[BEGIN Given records]

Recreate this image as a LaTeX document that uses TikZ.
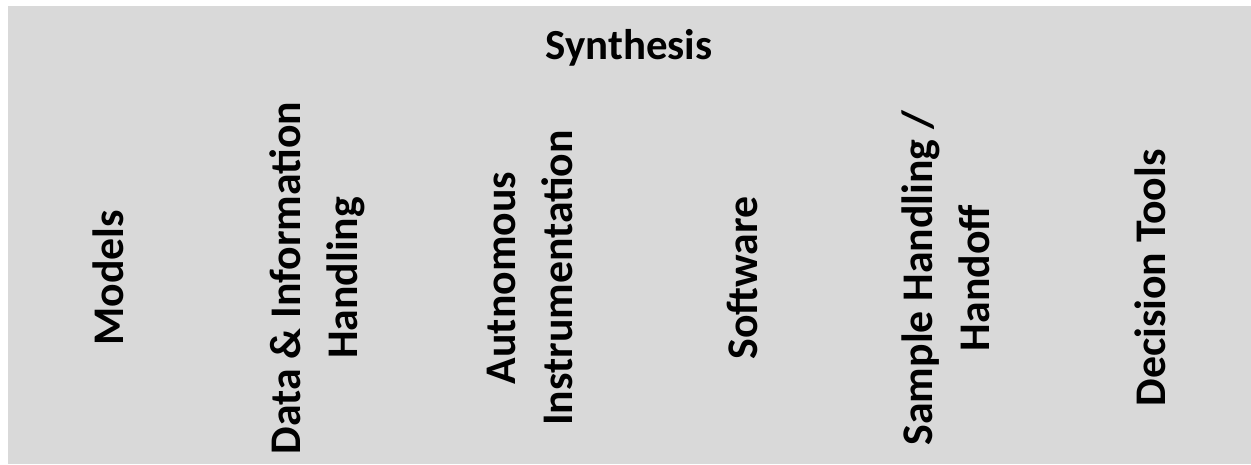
\documentclass[tikz,border=0pt]{standalone}
\usepackage{fontspec}
\setmainfont{Carlito}
\usepackage{tikz}
\usetikzlibrary{positioning}
\definecolor{panelgrey}{HTML}{D9D9D9}

\begin{document}
\begin{tikzpicture}[
    heading/.style={font=\bfseries\fontsize{12.2}{16}\selectfont, inner sep=0pt},
    area/.style={font=\bfseries\fontsize{12.45}{16.2}\selectfont, inner sep=0pt, rotate=90, align=center}]
    \useasboundingbox (0,0) rectangle (12.51,-4.64);
    \fill[panelgrey] (0.08,-0.06) rectangle (12.51,-4.64);

    \node[heading, anchor=base] (syn) at (6.29,-0.59) {Synthesis};

    % one column per area, rotated
    \node[area] (mod) at (1.08,-2.78) {Models};
    \node[area] (dat) at (3.17,-2.78) {Data \& Information\\Handling};
    \node[area] (aut) at (5.30,-2.78) {Autnomous\\Instrumentation};
    \node[area] (sw)  at (7.42,-2.78) {Software};
    \node[area] (smp) at (9.46,-2.78) {Sample Handling /\\Handoff};
    \node[area] (dec) at (11.50,-2.78) {Decision Tools};
\end{tikzpicture}
\end{document}
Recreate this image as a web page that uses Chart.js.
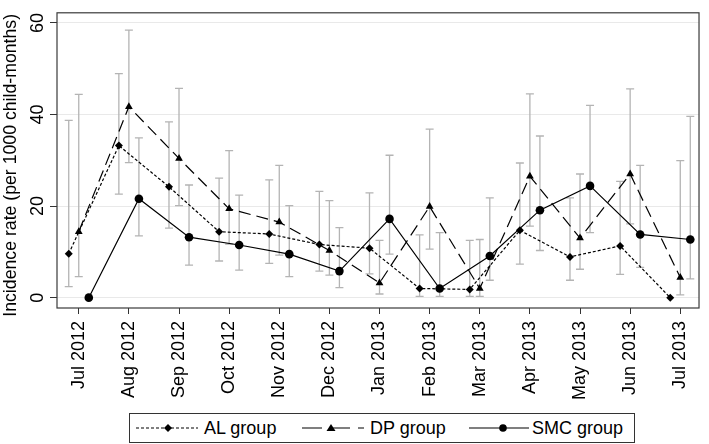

[END Given records]

Instructions for the task: Reproduce the material in its entirety and word for word, without the pictures.

Output for this exercise:
Recreate this image as a LaTeX document that uses TikZ.
\documentclass[tikz,border=0pt]{standalone}
\usepackage{fontspec}
\setmainfont{Carlito}
\usepackage{tikz}
\usetikzlibrary{positioning}
\definecolor{panelgrey}{HTML}{D9D9D9}

\begin{document}
\begin{tikzpicture}[
    heading/.style={font=\bfseries\fontsize{12.2}{16}\selectfont, inner sep=0pt},
    area/.style={font=\bfseries\fontsize{12.45}{16.2}\selectfont, inner sep=0pt, rotate=90, align=center}]
    \useasboundingbox (0,0) rectangle (12.51,-4.64);
    \fill[panelgrey] (0.08,-0.06) rectangle (12.51,-4.64);

    \node[heading, anchor=base] (syn) at (6.29,-0.59) {Synthesis};

    % one column per area, rotated
    \node[area] (mod) at (1.08,-2.78) {Models};
    \node[area] (dat) at (3.17,-2.78) {Data \& Information\\Handling};
    \node[area] (aut) at (5.30,-2.78) {Autnomous\\Instrumentation};
    \node[area] (sw)  at (7.42,-2.78) {Software};
    \node[area] (smp) at (9.46,-2.78) {Sample Handling /\\Handoff};
    \node[area] (dec) at (11.50,-2.78) {Decision Tools};
\end{tikzpicture}
\end{document}
Recreate this image as a web page that uses Chart.js.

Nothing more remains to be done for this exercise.